Research, Science and Technology

January 2, 2021

2020 has arguably been the greatest disruptor of the way human beings live their daily lives since WWII. In fact, people will be writing books making analogies like this for decades to come, just like people wrote books about how humanity was changed forever after the Spanish flu, the World Wars, and after 9/11. I am not a historian and clearly will not be one of those authors, but as a Gestalt trained practitioner, I am deeply interested in systems. While the above events, and the context surrounding the events are very different, what makes the analogy hold up is the scale of the disruption. COVID 19 didn’t just impact you, your immediate household, your work place, or even just your country, it caused a full system disruption. All inhabitants of our planet have been impacted.

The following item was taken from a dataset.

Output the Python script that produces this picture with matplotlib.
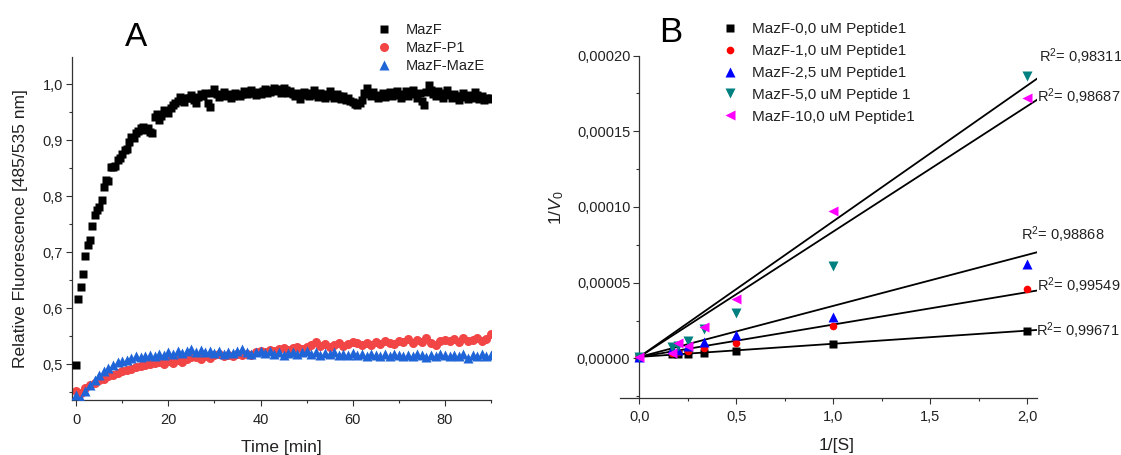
import numpy as np
import matplotlib
matplotlib.use("Agg")
import matplotlib.pyplot as plt
from matplotlib.ticker import FuncFormatter, MultipleLocator
from matplotlib.lines import Line2D

plt.rcParams['font.family'] = ['Liberation Sans', 'DejaVu Sans']
plt.rcParams['mathtext.fontset'] = 'custom'
plt.rcParams['mathtext.rm'] = 'Liberation Sans'
plt.rcParams['mathtext.it'] = 'Liberation Sans:italic'
plt.rcParams['mathtext.bf'] = 'Liberation Sans:bold'

# ---------------- Panel A data ----------------
time_mazf = np.arange(0, 90.01, 0.5)
mazf = [
    0.498, 0.616, 0.637, 0.661, 0.693, 0.712, 0.722, 0.746, 0.766, 0.776,
    0.781, 0.793, 0.817, 0.829, 0.827, 0.852, 0.852, 0.853, 0.864, 0.869,
    0.876, 0.882, 0.885, 0.897, 0.906, 0.903, 0.912, 0.916, 0.921, 0.923,
    0.918, 0.921, 0.915, 0.913, 0.942, 0.946, 0.936, 0.944, 0.954, 0.951,
    0.948, 0.957, 0.962, 0.966, 0.970, 0.977, 0.973, 0.968, 0.975, 0.976,
    0.980, 0.972, 0.966, 0.977, 0.983, 0.978, 0.985, 0.966, 0.959, 0.985,
    0.992, 0.983, 0.977, 0.980, 0.986, 0.978, 0.982, 0.976, 0.979, 0.984,
    0.981, 0.978, 0.983, 0.987, 0.982, 0.985, 0.989, 0.984, 0.981, 0.986,
    0.983, 0.988, 0.991, 0.984, 0.986, 0.990, 0.993, 0.987, 0.991, 0.985,
    0.993, 0.990, 0.984, 0.987, 0.982, 0.979, 0.984, 0.974, 0.981, 0.986,
    0.982, 0.978, 0.984, 0.990, 0.981, 0.977, 0.985, 0.980, 0.975, 0.982,
    0.987, 0.979, 0.976, 0.983, 0.978, 0.974, 0.979, 0.972, 0.976, 0.970,
    0.968, 0.965, 0.962, 0.967, 0.971, 0.985, 0.994, 0.983, 0.978, 0.986,
    0.980, 0.975, 0.979, 0.984, 0.977, 0.981, 0.986, 0.979, 0.983, 0.988,
    0.980, 0.976, 0.983, 0.987, 0.979, 0.985, 0.990, 0.982, 0.976, 0.984,
    0.970, 0.963, 0.986, 0.998, 0.990, 0.983, 0.978, 0.987, 0.981, 0.976,
    0.984, 0.989, 0.980, 0.975, 0.983, 0.978, 0.972, 0.979, 0.985, 0.977,
    0.973, 0.981, 0.976, 0.986, 0.980, 0.974, 0.978, 0.971, 0.976, 0.973,
    0.975,
]

time_p = np.arange(0, 91, 1)
mazf_p1 = [
    0.452, 0.449, 0.457, 0.462, 0.466, 0.471, 0.474, 0.479, 0.481, 0.485,
    0.487, 0.490, 0.492, 0.495, 0.496, 0.499, 0.500, 0.502, 0.503, 0.500,
    0.505, 0.502, 0.507, 0.504, 0.510, 0.512, 0.513, 0.509, 0.514, 0.511,
    0.516, 0.518, 0.515, 0.517, 0.514, 0.518, 0.516, 0.519, 0.517, 0.521,
    0.524, 0.522, 0.526, 0.523, 0.527, 0.528, 0.525, 0.529, 0.531, 0.527,
    0.530, 0.534, 0.539, 0.533, 0.536, 0.531, 0.535, 0.537, 0.533, 0.536,
    0.540, 0.538, 0.534, 0.538, 0.535, 0.539, 0.536, 0.541, 0.538, 0.536,
    0.541, 0.539, 0.545, 0.537, 0.543, 0.540, 0.546, 0.538, 0.535, 0.542,
    0.543, 0.541, 0.545, 0.539, 0.546, 0.542, 0.544, 0.547, 0.542, 0.545,
    0.553,
]
mazf_maze = [
    0.445, 0.437, 0.452, 0.463, 0.472, 0.480, 0.488, 0.494, 0.499, 0.503,
    0.506, 0.508, 0.511, 0.514, 0.512, 0.515, 0.517, 0.514, 0.519, 0.517,
    0.521, 0.518, 0.524, 0.520, 0.523, 0.527, 0.522, 0.525, 0.521, 0.524,
    0.520, 0.523, 0.519, 0.522, 0.520, 0.524, 0.527, 0.521, 0.519, 0.522,
    0.524, 0.520, 0.523, 0.519, 0.521, 0.516, 0.520, 0.522, 0.518, 0.521,
    0.523, 0.519, 0.521, 0.517, 0.520, 0.518, 0.521, 0.516, 0.519, 0.517,
    0.520, 0.516, 0.518, 0.515, 0.519, 0.517, 0.514, 0.518, 0.515, 0.519,
    0.516, 0.514, 0.517, 0.515, 0.518, 0.516, 0.513, 0.517, 0.515, 0.519,
    0.516, 0.514, 0.517, 0.515, 0.518, 0.511, 0.516, 0.514, 0.518, 0.515,
    0.517,
]
labels_a = ["MazF", "MazF-P1", "MazF-MazE"]

# ---------------- Panel B data ----------------
inv_s = [0.0, 0.1667, 0.2, 0.25, 0.3333, 0.5, 1.0, 2.0]
inv_v0 = {
    "MazF-0,0 uM Peptide1":  [1.2e-6, 2.8e-6, 3.2e-6, 3.0e-6, 3.8e-6, 5.0e-6, 9.4e-6, 1.84e-5],
    "MazF-1,0 uM Peptide1":  [1.2e-6, 3.5e-6, 4.5e-6, 5.2e-6, 6.7e-6, 1.04e-5, 2.17e-5, 4.59e-5],
    "MazF-2,5 uM Peptide1":  [1.2e-6, 6.0e-6, 5.6e-6, 8.3e-6, 1.11e-5, 1.55e-5, 2.76e-5, 6.22e-5],
    "MazF-5,0 uM Peptide 1": [1.2e-6, 7.8e-6, 8.0e-6, 1.18e-5, 1.93e-5, 3.03e-5, 6.13e-5, 1.866e-4],
    "MazF-10,0 uM Peptide1": [1.2e-6, 3.5e-6, 1.0e-5, 8.5e-6, 2.1e-5, 3.93e-5, 9.76e-5, 1.719e-4],
}
fit_slope = [8.68e-6, 2.137e-5, 3.37e-5, 8.96e-5, 8.28e-5]
fit_intercept = [1.0e-6, 1.0e-6, 1.0e-6, 1.0e-6, 1.0e-6]
r_squared = ["0,99671", "0,99549", "0,98868", "0,98311", "0,98687"]
fit_x_range = [0.0, 2.05]

colors_b = ["#000000", "#ff0000", "#0000ff", "#008080", "#ff00ff"]
markers_b = ["s", "o", "^", "v", "<"]

TXT = "#222222"

def comma_fmt(decimals):
    return FuncFormatter(lambda v, p: f"{v:.{decimals}f}".replace(".", ","))

fig = plt.figure(figsize=(11.21, 4.55), dpi=100)

# ---------------- Panel A ----------------
axA = fig.add_axes([72/1121, 55/455, 419/1121, 343.3/455])
axA.plot(time_p, mazf_p1, linestyle="none", marker="o", ms=6.5, color="#f24545", mec="none", zorder=2)
axA.plot(time_p, mazf_maze, linestyle="none", marker="^", ms=7.5, color="#1f65d8", mec="none", zorder=3)
axA.plot(time_mazf, mazf, linestyle="none", marker="s", ms=5.3, color="#000000", mec="none", zorder=4)
axA.set_xlim(-0.9, 90)
axA.set_ylim(0.436, 1.049)
axA.xaxis.set_major_locator(MultipleLocator(20))
axA.xaxis.set_minor_locator(MultipleLocator(10))
axA.yaxis.set_major_locator(MultipleLocator(0.1))
axA.yaxis.set_minor_locator(MultipleLocator(0.05))
axA.xaxis.set_major_formatter(comma_fmt(0))
axA.yaxis.set_major_formatter(comma_fmt(1))
axA.set_xlabel("Time [min]", fontsize=12.5, color=TXT)
axA.set_ylabel("Relative Fluorescence [485/535 nm]", fontsize=12.5, color=TXT)
axA.xaxis.set_label_coords(0.5, -0.117)
axA.yaxis.set_label_coords(-0.105, 0.5)

handles_a = [
    Line2D([], [], linestyle="none", marker="s", ms=5.5, color="#000000", mec="none"),
    Line2D([], [], linestyle="none", marker="o", ms=6.5, color="#f24545", mec="none"),
    Line2D([], [], linestyle="none", marker="^", ms=7, color="#1f65d8", mec="none"),
]
legA = fig.legend(handles_a, labels_a, loc="upper left", bbox_to_anchor=(375/1121, 1 - 23/455),
                  frameon=False, fontsize=10.5, handlelength=1.2, handletextpad=0.9,
                  labelspacing=0.27, borderpad=0, borderaxespad=0)
for t in legA.get_texts():
    t.set_color(TXT)
fig.text(136/1121, 1 - 38/455, "A", fontsize=24, ha="center", va="center", color="#000000")

# ---------------- Panel B ----------------
axB = fig.add_axes([620/1121, 57.5/455, 417/1121, 342/455])
for i, (name, vals) in enumerate(inv_v0.items()):
    axB.plot(inv_s, vals, linestyle="none", marker=markers_b[i], ms=5.5 if markers_b[i] in "so" else 6.5,
             color=colors_b[i], mec="none", label=name, zorder=3)
xf = np.array(fit_x_range)
for i in range(len(fit_slope)):
    axB.plot(xf, fit_intercept[i] + fit_slope[i] * xf, color="#000000", lw=1.3, zorder=2)

axB.set_xlim(-0.1, 2.05)
axB.set_ylim(-2.58e-5, 2.0e-4)
axB.spines["left"].set_position(("data", 0))
axB.xaxis.set_major_locator(MultipleLocator(0.5))
axB.xaxis.set_minor_locator(MultipleLocator(0.25))
axB.yaxis.set_major_locator(MultipleLocator(5e-5))
axB.yaxis.set_minor_locator(MultipleLocator(2.5e-5))
axB.xaxis.set_major_formatter(comma_fmt(1))
axB.yaxis.set_major_formatter(comma_fmt(5))
axB.set_xlabel("1/[S]", fontsize=12.5, color=TXT)
axB.set_ylabel("1/$\\it{V}_0$", fontsize=12.5, color=TXT)
axB.xaxis.set_label_coords(0.52, -0.117)
axB.yaxis.set_label_coords(-0.13, 0.555)

# R^2 labels: (x, y) in data coords
r2_pos = [(2.044, 1.82e-5), (2.052, 4.79e-5), (1.966, 8.16e-5), (2.062, 1.991e-4), (2.052, 1.727e-4)]
for (px, py), r in zip(r2_pos, r_squared):
    axB.text(px, py, "R$^2$= " + r, fontsize=10.5, ha="left", va="center", color=TXT, clip_on=False)

hB, lB = axB.get_legend_handles_labels()
legB = fig.legend(hB, lB, loc="upper left", bbox_to_anchor=(721/1121, 1 - 22/455),
                  frameon=False, fontsize=11, handlelength=1.2, handletextpad=0.8,
                  labelspacing=0.52, borderpad=0, borderaxespad=0)
for t in legB.get_texts():
    t.set_color(TXT)
fig.text(671/1121, 1 - 33/455, "B", fontsize=25, ha="center", va="center", color="#000000")

for ax in (axA, axB):
    ax.spines["top"].set_visible(False)
    ax.spines["right"].set_visible(False)
    for s in ("left", "bottom"):
        ax.spines[s].set_linewidth(0.9)
        ax.spines[s].set_color("#333333")
    ax.tick_params(which="major", direction="out", length=4, width=0.8, colors="#333333",
                   labelsize=10.5, labelcolor=TXT)
    ax.tick_params(which="minor", direction="out", length=2.5, width=0.8, colors="#333333")
    ax.tick_params(axis="x", which="major", pad=5)
    ax.tick_params(axis="y", which="major", pad=2.5)
    ax.patch.set_visible(False)

fig.savefig("out.png", dpi=100)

Human beings are resilient creatures, and they are also resistant creatures. We are significantly more adept at forming new habits and behaviors than we are at changing or eradicating existing ones. Here’s a simple example you might relate to, your clothes closet. Do you throw away an item of clothing every time you purchase a new one? Maybe, if so, good for you! Most likely, your clothes accumulate over time, and you predominantly wear items you purchased in the last 1-3 years. They are the clothes in the best condition, they fit your body in its current state, and they reflect your current personal and professional identity. You also have clothes in your closet that you have not worn for many years that reflect a past identity, that you bought for a specific event, or fit a body shape you once had. I have a closet full of ‘executive’ clothes that I bought when I became a CEO in 2018. That part of my identity ended unexpectedly in 2020 and I find that I’m not ready to donate them as they represent a recent part of who I was. Most likely, I will purge that section of my wardrobe the next time I move. A move is a large enough disruption to warrant taking a hard look at the clothes I really like, need, and wear. To make significant and lasting change in our lives, we need disruption. While the disruption is occurring, we experience discomfort, pain, and loss. But in it’s aftermath, we know and understand more, and if we act on that knowledge, we are profoundly changed. As Buddhist monk Pema Chodron so acutely said, “Having the rug pulled out from under you is a big opportunity to change your fundamental pattern”.

As we turn into 2021, I think we all understand that that we are participants in a global paradigm shift. I sense, and hear that people want that. We desperately want to look back on 2020 and say ‘If it wasn’t for COVID 19, or the murder of George Floyd and Breonna Taylor, or the wildfires in Australia and the western states, as terrible as all that was, we would never have…” Things have to be better moving forward. How do we get there? I don’t know. I’m aware this sounds trite, but how about we start with bite size chunks. Let’s start with you. Change happens one person at a time. It’s the smallest system level there is, the quietest disruptor, but perhaps the most powerful.

Everyone has a 2020 story. But it’s your 2021 story that will matter. Writing that story will take reflection, reclamation and reimagining. You’ll need to make space for it, be intentional, and gather people around you for support, and to hold you accountable. We need to do that for each other if we are going to make positive and lasting changes to the way we live our lives.

I’ve launched a coaching offering specifically designed to assist people in gathering their 2020 experiences, and using what has been learned to inform decision making for 2021 and beyond. Write YOUR 2021 story will kickstart your response to the great disruptor. Through deep listening and powerful questions, I can surface information that brings structure and action to your story. To learn more, click on the link above.

It’s going to take a long time for us to see progress on a full systems level. 2020 has brought into the light the deep rooted inequities of humanity. We can’t wait for others to make the changes for us. Start with you. Start now.